▶ [Dataset content]
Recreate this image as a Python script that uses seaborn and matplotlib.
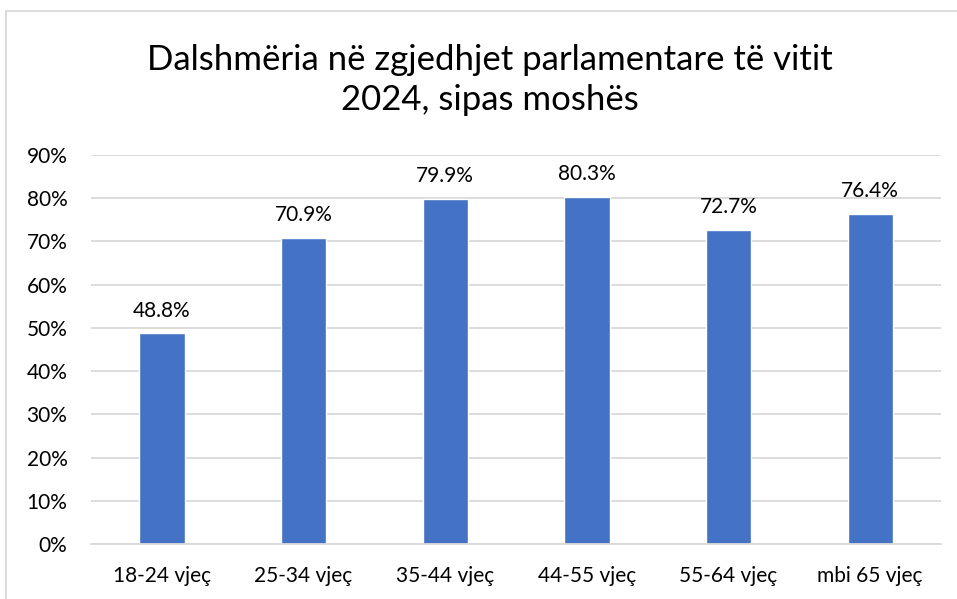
import matplotlib

matplotlib.use("Agg")
import matplotlib.pyplot as plt
import pandas as pd
import seaborn as sns
from matplotlib.patches import Rectangle

age_groups = ["18-24 vjeç", "25-34 vjeç", "35-44 vjeç", "44-55 vjeç", "55-64 vjeç", "mbi 65 vjeç"]
turnout = [48.8, 70.9, 79.9, 80.3, 72.7, 76.4]
y_ticks = [0, 10, 20, 30, 40, 50, 60, 70, 80, 90]
title = "Dalshmëria në zgjedhjet parlamentare të vitit\n2024, sipas moshës"

bar_color = "#4472C4"
grid_color = "#D9D9D9"
text_color = "#000000"

sns.set_theme(style="white")
plt.rcParams["font.family"] = ["Lato", "DejaVu Sans"]

data = pd.DataFrame({"group": age_groups, "value": turnout})

fig = plt.figure(figsize=(9.57, 5.99), dpi=100)
ax = fig.add_axes([91 / 957, 55 / 599, 850 / 957, 389 / 599])

sns.barplot(data=data, x="group", y="value", color=bar_color, width=0.32, saturation=1, ax=ax)

ax.set_ylim(0, 90)
ax.set_yticks(y_ticks)
ax.set_yticklabels([f"{t}%" for t in y_ticks])
ax.set_xlim(-0.5, len(age_groups) - 0.5)
ax.yaxis.grid(True, color=grid_color, linewidth=1.3)
ax.set_axisbelow(True)
for side in ["top", "right", "left"]:
    ax.spines[side].set_visible(False)
ax.spines["bottom"].set_color(grid_color)
ax.spines["bottom"].set_linewidth(1.3)
ax.tick_params(axis="both", length=0, labelsize=15, colors=text_color)
ax.tick_params(axis="x", pad=16)
ax.tick_params(axis="y", pad=17)
ax.set_xlabel("")
ax.set_ylabel("")

for container in ax.containers:
    ax.bar_label(container, labels=[f"{v:.1f}%" for v in turnout], padding=9, fontsize=15, color=text_color)

fig.text(490 / 957, 1 - 80 / 599, title, ha="center", va="center", fontsize=25,
         color=text_color, linespacing=1.3)

fig.patches.append(Rectangle((5.5 / 957, -0.05), 1.1, 1 - 10.5 / 599 + 0.05, transform=fig.transFigure,
                             fill=False, edgecolor=grid_color, linewidth=1.3))

fig.savefig("out.png", dpi=100)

▶ [Written instruction]
Repeat only the lines from the beginning of the material through the line containing "from matplotlib.patches import Rectangle", both ends kept, leaving pictures out.

▶ [Result for this exercise]
Recreate this image as a Python script that uses seaborn and matplotlib.
import matplotlib

matplotlib.use("Agg")
import matplotlib.pyplot as plt
import pandas as pd
import seaborn as sns
from matplotlib.patches import Rectangle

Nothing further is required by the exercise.